§ **Information provided**
--- start ---

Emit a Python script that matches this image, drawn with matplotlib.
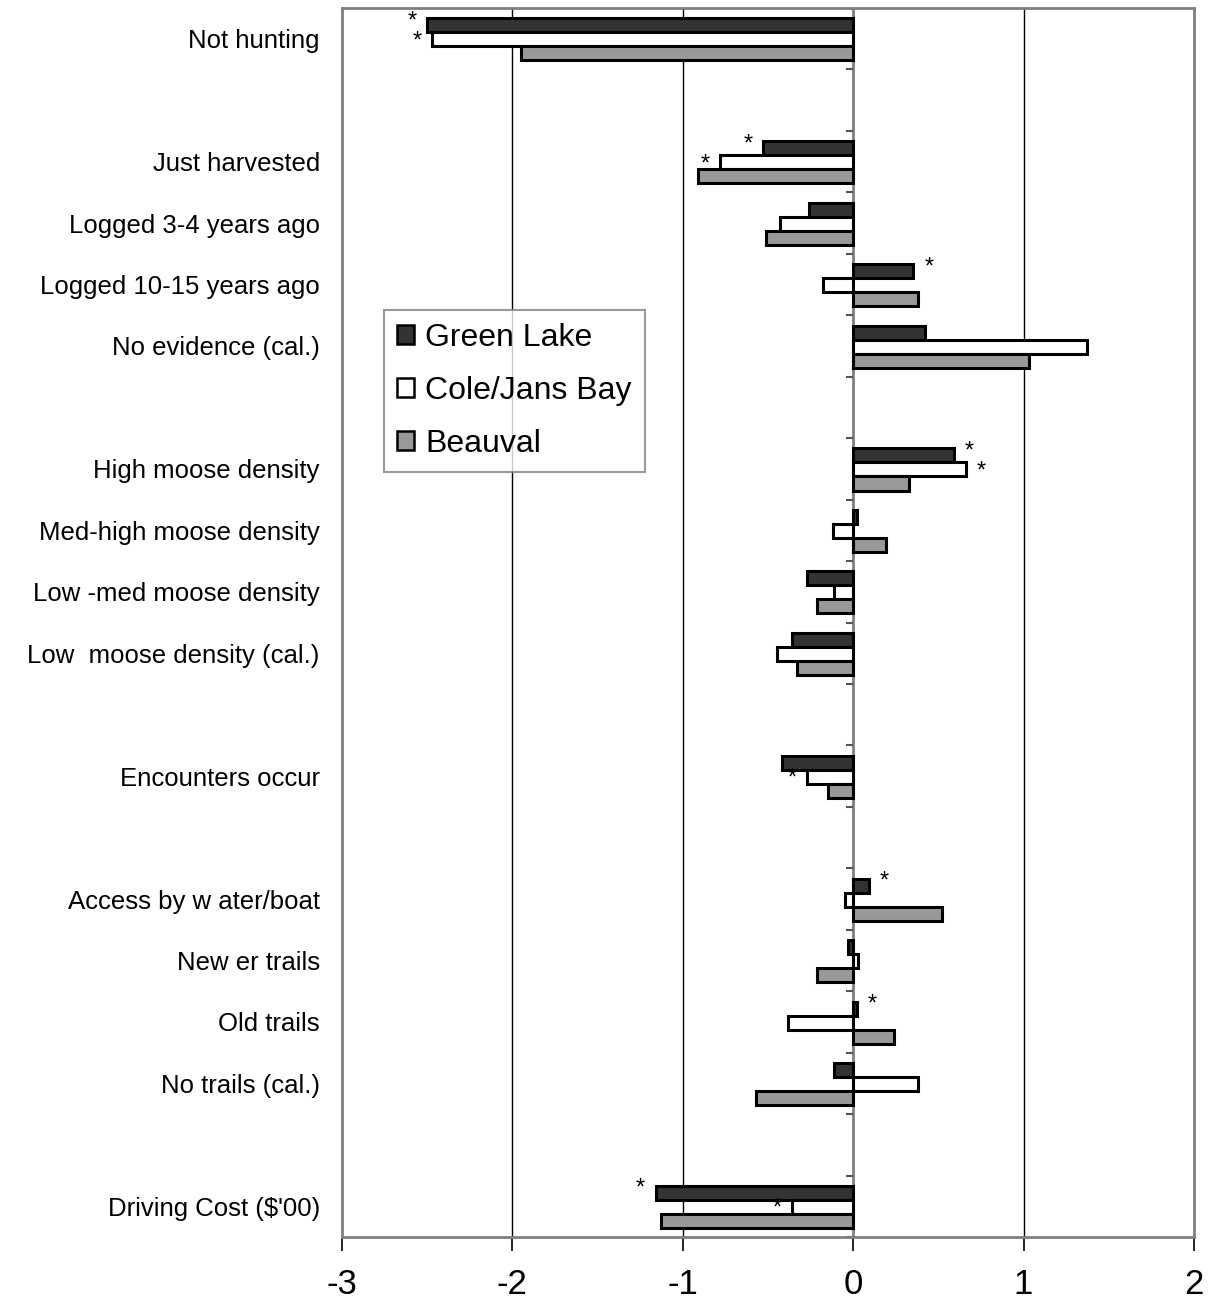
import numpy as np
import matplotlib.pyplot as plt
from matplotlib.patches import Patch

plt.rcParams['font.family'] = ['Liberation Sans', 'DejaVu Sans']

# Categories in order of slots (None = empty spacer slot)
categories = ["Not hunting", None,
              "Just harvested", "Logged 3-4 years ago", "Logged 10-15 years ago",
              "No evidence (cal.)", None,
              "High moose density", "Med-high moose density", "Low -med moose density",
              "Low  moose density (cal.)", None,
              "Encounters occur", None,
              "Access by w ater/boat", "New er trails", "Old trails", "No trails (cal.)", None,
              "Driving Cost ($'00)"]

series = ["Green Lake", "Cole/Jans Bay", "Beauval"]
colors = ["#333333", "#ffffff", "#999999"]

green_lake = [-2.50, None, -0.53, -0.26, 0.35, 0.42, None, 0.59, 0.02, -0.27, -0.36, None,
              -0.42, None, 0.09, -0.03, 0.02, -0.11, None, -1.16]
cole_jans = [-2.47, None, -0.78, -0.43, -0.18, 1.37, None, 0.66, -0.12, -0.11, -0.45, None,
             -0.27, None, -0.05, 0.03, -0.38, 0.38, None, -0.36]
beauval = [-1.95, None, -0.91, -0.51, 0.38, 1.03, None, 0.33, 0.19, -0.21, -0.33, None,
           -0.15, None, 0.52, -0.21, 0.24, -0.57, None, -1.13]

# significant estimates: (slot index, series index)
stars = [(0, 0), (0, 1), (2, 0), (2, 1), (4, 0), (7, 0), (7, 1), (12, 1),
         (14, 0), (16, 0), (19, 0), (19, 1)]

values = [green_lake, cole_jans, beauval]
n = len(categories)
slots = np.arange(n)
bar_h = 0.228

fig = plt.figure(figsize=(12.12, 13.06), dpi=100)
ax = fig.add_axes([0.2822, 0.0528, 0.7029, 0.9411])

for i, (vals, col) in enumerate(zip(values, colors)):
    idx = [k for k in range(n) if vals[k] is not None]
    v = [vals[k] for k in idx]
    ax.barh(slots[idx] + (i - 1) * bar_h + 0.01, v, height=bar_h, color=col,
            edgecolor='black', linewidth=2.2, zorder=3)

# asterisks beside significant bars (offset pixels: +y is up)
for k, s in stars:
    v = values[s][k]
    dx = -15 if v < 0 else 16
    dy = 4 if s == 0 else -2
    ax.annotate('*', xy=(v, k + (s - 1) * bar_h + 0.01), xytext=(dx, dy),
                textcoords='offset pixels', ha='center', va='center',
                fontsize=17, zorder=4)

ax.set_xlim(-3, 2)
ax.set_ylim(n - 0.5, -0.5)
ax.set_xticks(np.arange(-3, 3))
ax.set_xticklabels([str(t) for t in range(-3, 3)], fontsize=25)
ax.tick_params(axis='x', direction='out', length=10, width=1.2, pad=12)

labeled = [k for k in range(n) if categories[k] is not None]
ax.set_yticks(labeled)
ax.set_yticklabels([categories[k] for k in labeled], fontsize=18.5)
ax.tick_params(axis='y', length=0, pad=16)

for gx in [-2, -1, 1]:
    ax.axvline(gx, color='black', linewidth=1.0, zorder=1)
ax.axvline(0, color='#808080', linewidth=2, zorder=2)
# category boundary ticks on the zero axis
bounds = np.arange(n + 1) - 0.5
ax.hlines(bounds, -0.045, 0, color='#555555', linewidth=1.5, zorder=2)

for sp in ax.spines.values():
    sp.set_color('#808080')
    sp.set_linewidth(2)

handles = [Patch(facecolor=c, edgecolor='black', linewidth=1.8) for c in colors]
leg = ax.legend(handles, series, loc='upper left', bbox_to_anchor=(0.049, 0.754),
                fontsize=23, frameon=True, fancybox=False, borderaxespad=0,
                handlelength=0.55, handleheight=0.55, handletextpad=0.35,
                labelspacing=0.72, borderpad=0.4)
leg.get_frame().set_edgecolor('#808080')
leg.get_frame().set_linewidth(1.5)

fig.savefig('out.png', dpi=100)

--- end ---

Copy all lines from the listing that contain "matplotlib".

§ **Answer below**
Emit a Python script that matches this image, drawn with matplotlib.
import matplotlib.pyplot as plt
from matplotlib.patches import Patch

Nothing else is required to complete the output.